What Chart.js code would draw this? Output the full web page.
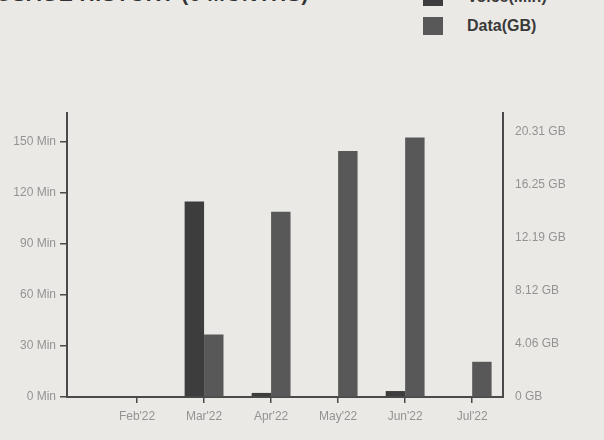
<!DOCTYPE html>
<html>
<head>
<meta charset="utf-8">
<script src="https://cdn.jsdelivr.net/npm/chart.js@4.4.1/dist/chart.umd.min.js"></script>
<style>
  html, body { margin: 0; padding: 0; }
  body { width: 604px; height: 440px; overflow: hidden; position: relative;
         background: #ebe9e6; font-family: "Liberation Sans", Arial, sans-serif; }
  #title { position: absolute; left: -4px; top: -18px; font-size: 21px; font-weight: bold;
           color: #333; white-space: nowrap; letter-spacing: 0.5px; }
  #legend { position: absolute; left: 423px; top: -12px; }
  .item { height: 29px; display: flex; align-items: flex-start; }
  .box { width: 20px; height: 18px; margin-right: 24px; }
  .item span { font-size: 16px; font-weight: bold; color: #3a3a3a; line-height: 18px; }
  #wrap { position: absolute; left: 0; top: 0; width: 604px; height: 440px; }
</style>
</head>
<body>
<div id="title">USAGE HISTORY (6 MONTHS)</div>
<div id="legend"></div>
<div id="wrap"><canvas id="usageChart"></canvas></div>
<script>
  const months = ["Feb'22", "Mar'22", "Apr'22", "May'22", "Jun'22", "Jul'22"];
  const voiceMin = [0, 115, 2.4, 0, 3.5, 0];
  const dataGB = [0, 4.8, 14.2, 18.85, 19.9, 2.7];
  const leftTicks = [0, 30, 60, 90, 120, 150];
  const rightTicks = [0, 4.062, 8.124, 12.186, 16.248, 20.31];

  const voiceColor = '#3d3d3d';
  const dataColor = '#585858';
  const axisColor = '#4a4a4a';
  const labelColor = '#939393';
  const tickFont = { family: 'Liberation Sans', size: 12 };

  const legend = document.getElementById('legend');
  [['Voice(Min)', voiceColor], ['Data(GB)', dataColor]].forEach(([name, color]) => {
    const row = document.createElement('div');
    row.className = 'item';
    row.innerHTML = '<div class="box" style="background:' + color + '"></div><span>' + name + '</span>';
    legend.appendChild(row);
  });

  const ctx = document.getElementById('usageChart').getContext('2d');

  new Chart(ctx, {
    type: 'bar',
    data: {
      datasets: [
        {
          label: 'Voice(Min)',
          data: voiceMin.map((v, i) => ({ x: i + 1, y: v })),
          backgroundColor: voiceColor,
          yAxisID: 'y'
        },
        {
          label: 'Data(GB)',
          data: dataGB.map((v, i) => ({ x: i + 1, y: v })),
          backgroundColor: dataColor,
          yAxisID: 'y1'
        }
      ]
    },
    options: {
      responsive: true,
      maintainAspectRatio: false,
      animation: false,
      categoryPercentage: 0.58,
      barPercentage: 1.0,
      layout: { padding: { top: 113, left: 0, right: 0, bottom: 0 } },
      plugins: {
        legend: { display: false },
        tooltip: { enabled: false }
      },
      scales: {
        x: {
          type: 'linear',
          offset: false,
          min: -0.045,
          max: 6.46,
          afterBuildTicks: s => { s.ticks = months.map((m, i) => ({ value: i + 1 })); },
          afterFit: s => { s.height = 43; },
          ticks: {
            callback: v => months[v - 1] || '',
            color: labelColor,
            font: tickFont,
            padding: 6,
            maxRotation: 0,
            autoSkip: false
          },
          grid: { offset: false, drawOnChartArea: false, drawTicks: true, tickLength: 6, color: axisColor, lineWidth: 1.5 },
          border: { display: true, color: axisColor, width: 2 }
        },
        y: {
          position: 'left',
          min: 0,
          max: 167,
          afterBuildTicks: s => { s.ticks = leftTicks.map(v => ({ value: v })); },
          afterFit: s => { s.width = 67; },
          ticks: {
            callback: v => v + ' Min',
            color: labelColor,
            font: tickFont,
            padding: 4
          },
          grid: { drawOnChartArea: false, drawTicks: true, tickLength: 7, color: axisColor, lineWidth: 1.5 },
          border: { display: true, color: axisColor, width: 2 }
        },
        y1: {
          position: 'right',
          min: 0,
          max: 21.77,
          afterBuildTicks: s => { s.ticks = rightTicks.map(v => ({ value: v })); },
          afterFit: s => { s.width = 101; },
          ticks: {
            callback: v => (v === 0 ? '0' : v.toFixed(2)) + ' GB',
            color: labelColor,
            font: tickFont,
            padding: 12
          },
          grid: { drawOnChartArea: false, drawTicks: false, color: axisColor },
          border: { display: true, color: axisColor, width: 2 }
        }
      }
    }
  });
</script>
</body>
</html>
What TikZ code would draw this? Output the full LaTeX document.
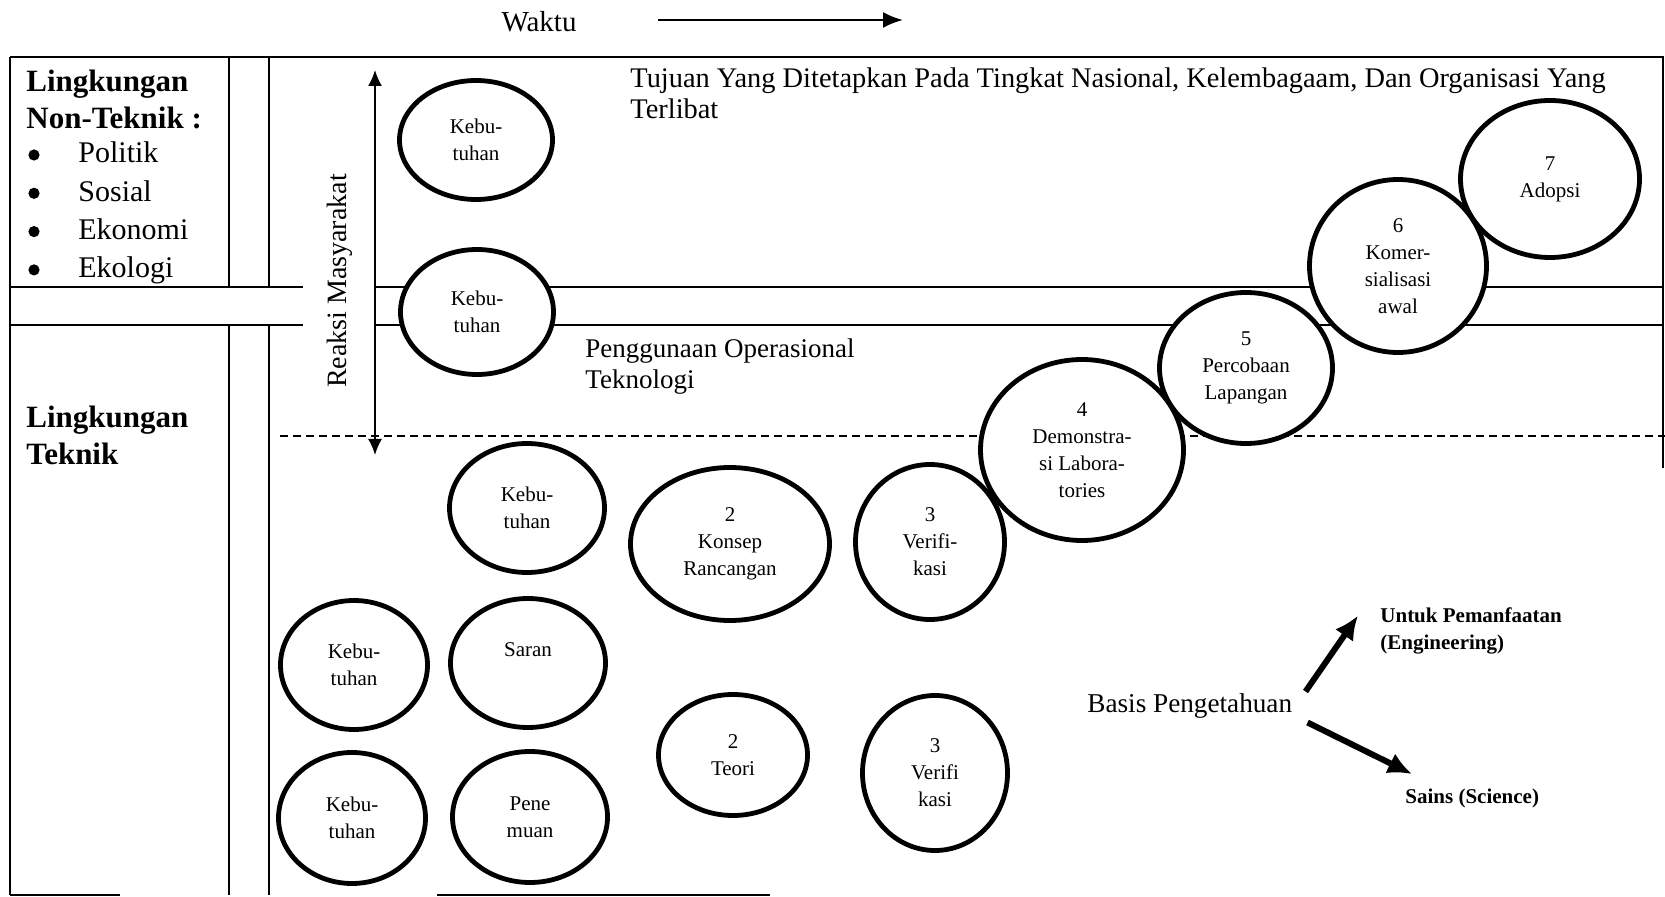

= = =

▸ **What to produce**
Write the entries above out again exactly, but not the pictures.

▸ **Exercise output**
What Chart.js code would draw this? Output the full web page.
<!DOCTYPE html>
<html>
<head>
<meta charset="utf-8">
<script src="https://cdn.jsdelivr.net/npm/chart.js@4.4.1/dist/chart.umd.min.js"></script>
<style>
  html, body { margin: 0; padding: 0; }
  body { width: 604px; height: 440px; overflow: hidden; position: relative;
         background: #ebe9e6; font-family: "Liberation Sans", Arial, sans-serif; }
  #title { position: absolute; left: -4px; top: -18px; font-size: 21px; font-weight: bold;
           color: #333; white-space: nowrap; letter-spacing: 0.5px; }
  #legend { position: absolute; left: 423px; top: -12px; }
  .item { height: 29px; display: flex; align-items: flex-start; }
  .box { width: 20px; height: 18px; margin-right: 24px; }
  .item span { font-size: 16px; font-weight: bold; color: #3a3a3a; line-height: 18px; }
  #wrap { position: absolute; left: 0; top: 0; width: 604px; height: 440px; }
</style>
</head>
<body>
<div id="title">USAGE HISTORY (6 MONTHS)</div>
<div id="legend"></div>
<div id="wrap"><canvas id="usageChart"></canvas></div>
<script>
  const months = ["Feb'22", "Mar'22", "Apr'22", "May'22", "Jun'22", "Jul'22"];
  const voiceMin = [0, 115, 2.4, 0, 3.5, 0];
  const dataGB = [0, 4.8, 14.2, 18.85, 19.9, 2.7];
  const leftTicks = [0, 30, 60, 90, 120, 150];
  const rightTicks = [0, 4.062, 8.124, 12.186, 16.248, 20.31];

  const voiceColor = '#3d3d3d';
  const dataColor = '#585858';
  const axisColor = '#4a4a4a';
  const labelColor = '#939393';
  const tickFont = { family: 'Liberation Sans', size: 12 };

  const legend = document.getElementById('legend');
  [['Voice(Min)', voiceColor], ['Data(GB)', dataColor]].forEach(([name, color]) => {
    const row = document.createElement('div');
    row.className = 'item';
    row.innerHTML = '<div class="box" style="background:' + color + '"></div><span>' + name + '</span>';
    legend.appendChild(row);
  });

  const ctx = document.getElementById('usageChart').getContext('2d');

  new Chart(ctx, {
    type: 'bar',
    data: {
      datasets: [
        {
          label: 'Voice(Min)',
          data: voiceMin.map((v, i) => ({ x: i + 1, y: v })),
          backgroundColor: voiceColor,
          yAxisID: 'y'
        },
        {
          label: 'Data(GB)',
          data: dataGB.map((v, i) => ({ x: i + 1, y: v })),
          backgroundColor: dataColor,
          yAxisID: 'y1'
        }
      ]
    },
    options: {
      responsive: true,
      maintainAspectRatio: false,
      animation: false,
      categoryPercentage: 0.58,
      barPercentage: 1.0,
      layout: { padding: { top: 113, left: 0, right: 0, bottom: 0 } },
      plugins: {
        legend: { display: false },
        tooltip: { enabled: false }
      },
      scales: {
        x: {
          type: 'linear',
          offset: false,
          min: -0.045,
          max: 6.46,
          afterBuildTicks: s => { s.ticks = months.map((m, i) => ({ value: i + 1 })); },
          afterFit: s => { s.height = 43; },
          ticks: {
            callback: v => months[v - 1] || '',
            color: labelColor,
            font: tickFont,
            padding: 6,
            maxRotation: 0,
            autoSkip: false
          },
          grid: { offset: false, drawOnChartArea: false, drawTicks: true, tickLength: 6, color: axisColor, lineWidth: 1.5 },
          border: { display: true, color: axisColor, width: 2 }
        },
        y: {
          position: 'left',
          min: 0,
          max: 167,
          afterBuildTicks: s => { s.ticks = leftTicks.map(v => ({ value: v })); },
          afterFit: s => { s.width = 67; },
          ticks: {
            callback: v => v + ' Min',
            color: labelColor,
            font: tickFont,
            padding: 4
          },
          grid: { drawOnChartArea: false, drawTicks: true, tickLength: 7, color: axisColor, lineWidth: 1.5 },
          border: { display: true, color: axisColor, width: 2 }
        },
        y1: {
          position: 'right',
          min: 0,
          max: 21.77,
          afterBuildTicks: s => { s.ticks = rightTicks.map(v => ({ value: v })); },
          afterFit: s => { s.width = 101; },
          ticks: {
            callback: v => (v === 0 ? '0' : v.toFixed(2)) + ' GB',
            color: labelColor,
            font: tickFont,
            padding: 12
          },
          grid: { drawOnChartArea: false, drawTicks: false, color: axisColor },
          border: { display: true, color: axisColor, width: 2 }
        }
      }
    }
  });
</script>
</body>
</html>
What TikZ code would draw this? Output the full LaTeX document.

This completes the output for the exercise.